== DIRECTION ==
Using the data below, repeat all of it precisely.

++++++++

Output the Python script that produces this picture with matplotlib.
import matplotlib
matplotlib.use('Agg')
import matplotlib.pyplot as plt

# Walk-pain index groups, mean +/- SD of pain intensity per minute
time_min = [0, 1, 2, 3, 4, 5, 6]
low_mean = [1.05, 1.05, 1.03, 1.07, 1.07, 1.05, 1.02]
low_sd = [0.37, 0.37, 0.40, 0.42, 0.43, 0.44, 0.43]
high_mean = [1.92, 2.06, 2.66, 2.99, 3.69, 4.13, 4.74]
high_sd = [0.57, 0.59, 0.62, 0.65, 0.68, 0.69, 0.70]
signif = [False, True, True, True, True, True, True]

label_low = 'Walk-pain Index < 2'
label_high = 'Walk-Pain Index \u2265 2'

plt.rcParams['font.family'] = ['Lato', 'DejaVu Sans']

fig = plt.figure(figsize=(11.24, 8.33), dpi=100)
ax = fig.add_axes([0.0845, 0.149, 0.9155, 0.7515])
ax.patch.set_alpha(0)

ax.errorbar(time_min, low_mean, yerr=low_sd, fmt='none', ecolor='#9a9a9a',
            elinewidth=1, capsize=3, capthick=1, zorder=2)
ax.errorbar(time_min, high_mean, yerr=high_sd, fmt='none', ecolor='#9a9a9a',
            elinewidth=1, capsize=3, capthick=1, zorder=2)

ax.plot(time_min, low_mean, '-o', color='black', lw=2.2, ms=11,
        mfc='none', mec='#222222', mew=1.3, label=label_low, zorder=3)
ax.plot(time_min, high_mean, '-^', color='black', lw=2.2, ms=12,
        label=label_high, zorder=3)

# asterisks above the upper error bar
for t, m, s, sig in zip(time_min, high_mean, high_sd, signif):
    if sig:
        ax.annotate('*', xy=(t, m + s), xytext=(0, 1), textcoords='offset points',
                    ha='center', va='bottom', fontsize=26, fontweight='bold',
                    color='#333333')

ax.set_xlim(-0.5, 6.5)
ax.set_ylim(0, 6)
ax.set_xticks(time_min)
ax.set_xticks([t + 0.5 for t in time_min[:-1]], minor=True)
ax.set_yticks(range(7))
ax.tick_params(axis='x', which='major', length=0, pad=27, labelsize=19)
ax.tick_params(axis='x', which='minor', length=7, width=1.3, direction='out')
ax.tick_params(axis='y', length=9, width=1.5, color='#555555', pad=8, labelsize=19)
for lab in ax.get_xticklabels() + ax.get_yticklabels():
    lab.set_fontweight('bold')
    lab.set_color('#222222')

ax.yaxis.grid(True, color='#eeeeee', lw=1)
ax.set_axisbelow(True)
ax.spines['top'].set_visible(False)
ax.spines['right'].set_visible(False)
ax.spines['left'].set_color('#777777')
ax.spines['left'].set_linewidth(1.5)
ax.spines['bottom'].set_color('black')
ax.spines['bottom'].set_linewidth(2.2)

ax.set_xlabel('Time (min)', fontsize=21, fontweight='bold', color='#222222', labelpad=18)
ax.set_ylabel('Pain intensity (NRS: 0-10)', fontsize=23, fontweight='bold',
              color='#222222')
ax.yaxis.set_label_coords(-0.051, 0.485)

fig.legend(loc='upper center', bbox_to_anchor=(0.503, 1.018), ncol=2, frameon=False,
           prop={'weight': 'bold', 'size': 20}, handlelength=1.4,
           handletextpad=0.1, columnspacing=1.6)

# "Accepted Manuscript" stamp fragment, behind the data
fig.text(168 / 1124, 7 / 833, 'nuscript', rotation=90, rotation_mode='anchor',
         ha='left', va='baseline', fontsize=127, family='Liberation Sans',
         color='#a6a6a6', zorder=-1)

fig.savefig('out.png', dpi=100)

++++++++

== PROBLEM SOLUTION ==
Output the Python script that produces this picture with matplotlib.
import matplotlib
matplotlib.use('Agg')
import matplotlib.pyplot as plt

# Walk-pain index groups, mean +/- SD of pain intensity per minute
time_min = [0, 1, 2, 3, 4, 5, 6]
low_mean = [1.05, 1.05, 1.03, 1.07, 1.07, 1.05, 1.02]
low_sd = [0.37, 0.37, 0.40, 0.42, 0.43, 0.44, 0.43]
high_mean = [1.92, 2.06, 2.66, 2.99, 3.69, 4.13, 4.74]
high_sd = [0.57, 0.59, 0.62, 0.65, 0.68, 0.69, 0.70]
signif = [False, True, True, True, True, True, True]

label_low = 'Walk-pain Index < 2'
label_high = 'Walk-Pain Index \u2265 2'

plt.rcParams['font.family'] = ['Lato', 'DejaVu Sans']

fig = plt.figure(figsize=(11.24, 8.33), dpi=100)
ax = fig.add_axes([0.0845, 0.149, 0.9155, 0.7515])
ax.patch.set_alpha(0)

ax.errorbar(time_min, low_mean, yerr=low_sd, fmt='none', ecolor='#9a9a9a',
            elinewidth=1, capsize=3, capthick=1, zorder=2)
ax.errorbar(time_min, high_mean, yerr=high_sd, fmt='none', ecolor='#9a9a9a',
            elinewidth=1, capsize=3, capthick=1, zorder=2)

ax.plot(time_min, low_mean, '-o', color='black', lw=2.2, ms=11,
        mfc='none', mec='#222222', mew=1.3, label=label_low, zorder=3)
ax.plot(time_min, high_mean, '-^', color='black', lw=2.2, ms=12,
        label=label_high, zorder=3)

# asterisks above the upper error bar
for t, m, s, sig in zip(time_min, high_mean, high_sd, signif):
    if sig:
        ax.annotate('*', xy=(t, m + s), xytext=(0, 1), textcoords='offset points',
                    ha='center', va='bottom', fontsize=26, fontweight='bold',
                    color='#333333')

ax.set_xlim(-0.5, 6.5)
ax.set_ylim(0, 6)
ax.set_xticks(time_min)
ax.set_xticks([t + 0.5 for t in time_min[:-1]], minor=True)
ax.set_yticks(range(7))
ax.tick_params(axis='x', which='major', length=0, pad=27, labelsize=19)
ax.tick_params(axis='x', which='minor', length=7, width=1.3, direction='out')
ax.tick_params(axis='y', length=9, width=1.5, color='#555555', pad=8, labelsize=19)
for lab in ax.get_xticklabels() + ax.get_yticklabels():
    lab.set_fontweight('bold')
    lab.set_color('#222222')

ax.yaxis.grid(True, color='#eeeeee', lw=1)
ax.set_axisbelow(True)
ax.spines['top'].set_visible(False)
ax.spines['right'].set_visible(False)
ax.spines['left'].set_color('#777777')
ax.spines['left'].set_linewidth(1.5)
ax.spines['bottom'].set_color('black')
ax.spines['bottom'].set_linewidth(2.2)

ax.set_xlabel('Time (min)', fontsize=21, fontweight='bold', color='#222222', labelpad=18)
ax.set_ylabel('Pain intensity (NRS: 0-10)', fontsize=23, fontweight='bold',
              color='#222222')
ax.yaxis.set_label_coords(-0.051, 0.485)

fig.legend(loc='upper center', bbox_to_anchor=(0.503, 1.018), ncol=2, frameon=False,
           prop={'weight': 'bold', 'size': 20}, handlelength=1.4,
           handletextpad=0.1, columnspacing=1.6)

# "Accepted Manuscript" stamp fragment, behind the data
fig.text(168 / 1124, 7 / 833, 'nuscript', rotation=90, rotation_mode='anchor',
         ha='left', va='baseline', fontsize=127, family='Liberation Sans',
         color='#a6a6a6', zorder=-1)

fig.savefig('out.png', dpi=100)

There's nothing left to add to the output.